The destiny of Constantia was always uppermost in my thoughts. This person's acquaintance was originally sought chiefly in the hope of obtaining from him some information respecting my friend. On inquiry, I discovered that he had left his native city seven months after me. Having tasked his recollection and compared a number of facts, the name of Dudley at length recurred to him. He had casually heard the history of Craig's imposture and its consequences. These were now related as circumstantially as a memory occupied by subsequent incidents enabled him. The tale had been told to him, in a domestic circle which he was accustomed to frequent, by the person who purchased Mr. Dudley's lute and restored it to its previous owner on the conditions formerly mentioned.
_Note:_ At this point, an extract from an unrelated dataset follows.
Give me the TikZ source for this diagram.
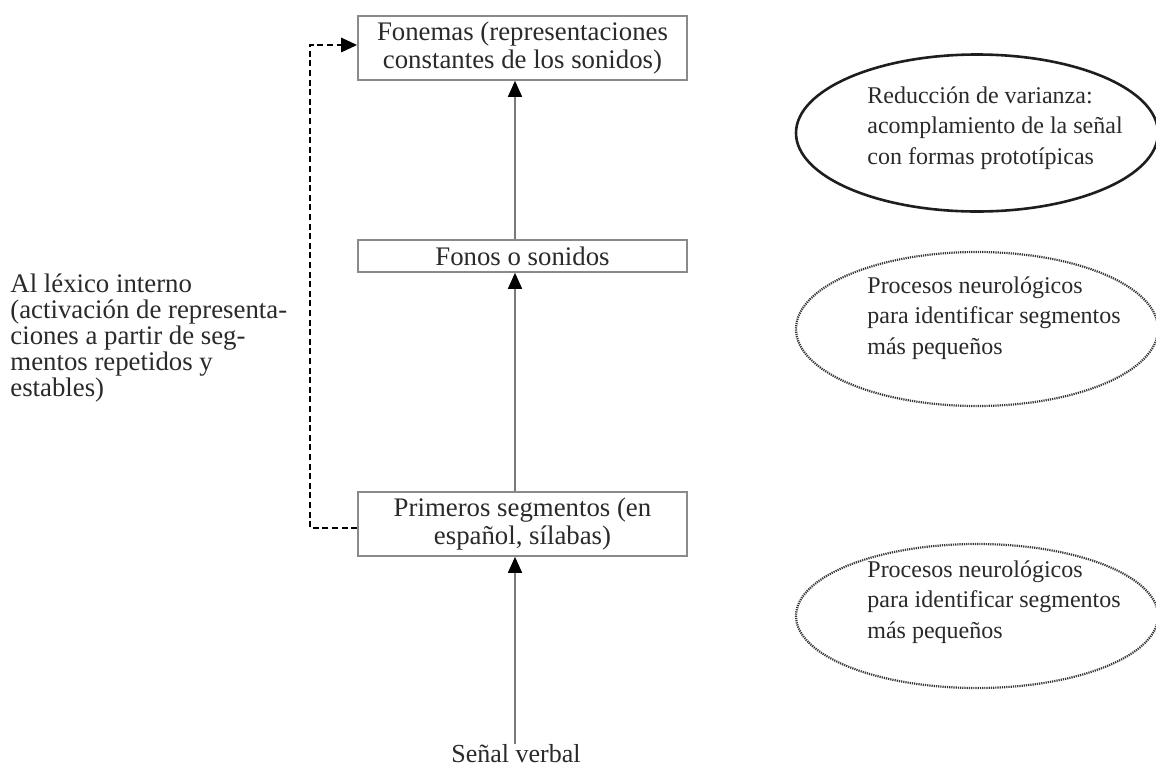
\documentclass[tikz,border=0pt]{standalone}
\usepackage{fontspec}
\setmainfont{Liberation Serif}
\usetikzlibrary{shapes.geometric,arrows.meta}
\definecolor{txt}{HTML}{2A2A2A}
\definecolor{boxline}{HTML}{8A8A8A}
\definecolor{arrline}{HTML}{7A7A7A}
\definecolor{ellline}{HTML}{1E1E1E}
\begin{document}
\begin{tikzpicture}[x=0.5pt,y=-0.5pt,
  stagebox/.style={draw=boxline,line width=0.8pt,minimum width=164.5pt,text=txt,
    font=\fontsize{13.4}{14}\selectfont,align=center,inner sep=0pt},
  uparrow/.style={draw=arrline,line width=0.8pt,-{Triangle[length=8pt,width=7pt,fill=black,color=black]}},
  dasharrow/.style={draw=black,line width=1.4pt,dash pattern=on 3pt off 1.8pt,-{Triangle[length=8pt,width=7pt,fill=black]}},
  ovalsolid/.style={shape=ellipse,draw=ellline,line width=1.3pt,inner sep=0pt},
  ovaldot/.style={shape=ellipse,draw=ellline!90,line width=1.1pt,dash pattern=on 0.6pt off 0.5pt,inner sep=0pt},
  elltext/.style={anchor=west,align=left,text=txt,font=\fontsize{12}{15.3}\selectfont,inner sep=0pt},
  sidetext/.style={anchor=north west,align=left,text=txt,font=\fontsize{13.4}{13}\selectfont,inner sep=0pt}]
\useasboundingbox (0,0) rectangle (1156,772);
\fill[white] (0,0) rectangle (1156,772);

% boxes
\node[stagebox,minimum height=32pt] (fonemas) at (522.5,48) {Fonemas (representaciones\\constantes de los sonidos)};
\node[stagebox,minimum height=16pt] (fonos) at (522.5,256) {Fonos o sonidos};
\node[stagebox,minimum height=32pt] (primeros) at (522.5,524) {Primeros segmentos (en\\espa\~nol, s\'ilabas)};
\node[text=txt,font=\fontsize{13}{14}\selectfont,inner sep=0pt] (senal) at (516,754) {Se\~nal verbal};

% vertical axis
\coordinate (ax) at (515,0);
\draw[uparrow] (senal.north -| ax) -- (primeros.south -| ax);
\draw[uparrow] (primeros.north -| ax) -- (fonos.south -| ax);
\draw[uparrow] (fonos.north -| ax) -- (fonemas.south -| ax);

% dashed feedback
\coordinate (dx) at (310,0);
\coordinate (dtop) at (0,45);
\coordinate (dbot) at (0,528);
\draw[dasharrow] (primeros.west |- dbot) -- (dx |- dbot) -- (dx |- dtop) -- (fonemas.west |- dtop);

% left text
\node[sidetext] (lexico) at (10,273) {Al l\'exico interno\\(activaci\'on de representa-\\ciones a partir de seg-\\mentos repetidos y\\estables)};

% ellipses
\node[ovalsolid,minimum width=181pt,minimum height=78.5pt] (e1) at (977,133) {};
\node[elltext] (t1) at (867,128) {Reducci\'on de varianza:\\acomplamiento de la se\~nal\\con formas protot\'ipicas};
\node[ovaldot,minimum width=181pt,minimum height=77pt] (e2) at (977,329) {};
\node[elltext] (t2) at (867,318) {Procesos neurol\'ogicos\\para identificar segmentos\\m\'as peque\~nos};
\node[ovaldot,minimum width=181pt,minimum height=72pt] (e3) at (977,616) {};
\node[elltext] (t3) at (867,602) {Procesos neurol\'ogicos\\para identificar segmentos\\m\'as peque\~nos};
\end{tikzpicture}
\end{document}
This tale filled me with anguish and doubt. My impatience to search out this unfortunate girl, and share with her her sorrows or relieve them, was anew excited by this mournful intelligence. That Constantia Dudley was reduced to beggary was too abhorrent to my feelings to receive credit; yet the sale of her father's property, comprising even his furniture and clothing, seemed to prove that she had fallen even to this depth. This enabled me in some degree to account for her silence. Her generous spirit would induce her to conceal misfortunes from her friend which no communication would alleviate. It was possible that she had selected some new abode, and that, in consequence, the letters I had written, and which amounted to volumes, had never reached her hands.
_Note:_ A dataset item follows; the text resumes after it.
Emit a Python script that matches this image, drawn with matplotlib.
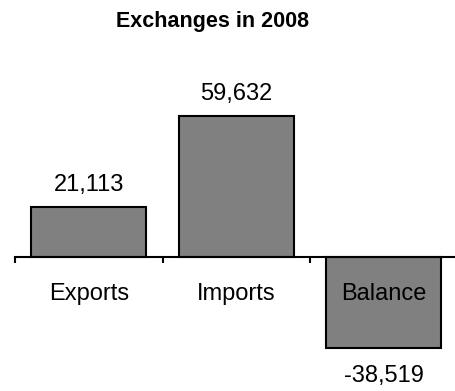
import numpy as np
import matplotlib.pyplot as plt

categories = ["Exports", "Imports", "Balance"]
values = [21113, 59632, -38519]
title = "Exchanges in 2008"

plt.rcParams['font.family'] = ['Liberation Sans', 'DejaVu Sans']

fig = plt.figure(figsize=(4.56, 3.91), dpi=100)
ax = fig.add_axes([15 / 456, 0.0153, 442.5 / 456, 0.830])

x = np.arange(len(categories))
bars = ax.bar(x, values, width=0.78, color="#808080", edgecolor="black", linewidth=1.5)

# value labels above positive bars, below negative ones
for xi, v in zip(x, values):
    label = f"{v:,}"
    if v >= 0:
        ax.annotate(label, (xi, v), xytext=(0, 8), textcoords="offset points",
                    ha="center", va="bottom", fontsize=17)
    else:
        ax.annotate(label, (xi, v), xytext=(0, -12), textcoords="offset points",
                    ha="center", va="top", fontsize=17)

ax.set_xlim(-0.5, 2.5)
ax.set_ylim(-54000, 83000)

for s in ["top", "left", "right"]:
    ax.spines[s].set_visible(False)
ax.spines["bottom"].set_position(("data", 0))
ax.spines["bottom"].set_linewidth(1.5)

ax.set_yticks([])
ax.set_xticks(x)
ax.set_xticklabels(categories, fontsize=17)
ax.set_xticks([-0.5, 0.5, 1.5, 2.5], minor=True)
ax.tick_params(axis="x", which="major", length=0, pad=19)
ax.tick_params(axis="x", which="minor", direction="out", length=4.5, width=1.5)
ax.patch.set_visible(False)

fig.text(213 / 456, 1 - 21 / 391, title, ha="center", va="center",
         fontsize=15.5, fontweight="bold")

fig.savefig("out.png", dpi=100)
My mother's state would not suffer me to obey the impulse of my heart. Her frame was verging towards dissolution. Courtland's engagements allowed him to accompany us to Naples, and here the long series of my mother's pilgrimages closed in death. Her obsequies were no sooner performed, than I determined to set out on my long-projected voyage. My mother's property, which, in consequence of her decease, devolved upon me, was not inconsiderable. There is scarcely any good so dear to a rational being as competence. I was not unacquainted with its benefits, but this acquisition was valuable to mo chiefly as it enabled me to reunite my fate to that of Constantia.
Courtland was my countryman and friend. He was destitute of fortune, and had been led to Europe partly by the spirit of adventure, and partly on a mercantile project. He had made sale of his property on advantageous terms, in the ports of France, and resolved to consume the produce in examining this scene of heroic exploits and memorable revolutions. His slender stock, though frugally and even parsimoniously administered, was nearly exhausted; and, at the time of our meeting at Rome, he was making reluctant preparations to return.
Sufficient opportunity was afforded us, in an unrestrained and domestic intercourse of three months, which succeeded our Roman interview, to gain a knowledge of each other. There was that conformity of tastes and views between us which could scarcely fail, at an age and in a situation like ours, to give birth to tenderness. My resolution to hasten to America was peculiarly unwelcome to my friend. He had offered to be my companion, but this offer my regard to his interest obliged me to decline; but I was willing to compensate him for this denial, as well as to gratify my own heart, by an immediate marriage.
So long a residence in England and Italy had given birth to friendships and connections of the dearest kind. I had no view but to spend my life with Courtland, in the midst of my maternal kindred, who were English. A voyage to America and reunion with Constantia were previously indispensable; but I hoped that my friend might be prevailed upon, and that her disconnected situation would permit her to return with me to Europe. If this end could not be accomplished, it was my inflexible purpose to live and die with her. Suitably to this arrangement, Courtland was to repair to London, and wait patiently till I should be able to rejoin him there, or to summon him to meet me in America.
A week after my mother's death, I became a wife, and embarked the next day, at Naples, in a Ragusan ship, destined for New York. The voyage was tempestuous and tedious. The vessel was necessitated to make a short stay at Toulon. The state of that city, however, then in possession of the English and besieged by the revolutionary forces, was adverse to commercial views. Happily, we resumed our voyage on the day previous to that on which the place was evacuated by the British. Our seasonable departure rescued us from witnessing a scene of horrors of which the history of former wars furnishes us with few examples.
A cold and boisterous navigation awaited us. My palpitations and inquietudes augmented as we approached the American coast. I shall not forget the sensations which I experienced on the sight of the Beacon at Sandy Hook. It was first seen at midnight, in a stormy and beclouded atmosphere, emerging from the waves, whose fluctuation allowed it, for some time, to be visible only by fits. This token of approaching land affected me as much as if I had reached the threshold of my friend's dwelling.
At length we entered the port, and I viewed, with high-raised but inexplicable feelings, objects with which I had been from infancy familiar. The flagstaff erected on the Battery recalled to my imagination the pleasures of the evening and morning walks which I had taken on that spot with the lost Constantia. The dream was fondly cherished, that the figure which I saw loitering along the terrace was hers.
On disembarking, I gazed at every female passenger, in hope that it was she whom I sought. An absence of three years had obliterated from my memory none of the images which attended me on my departure.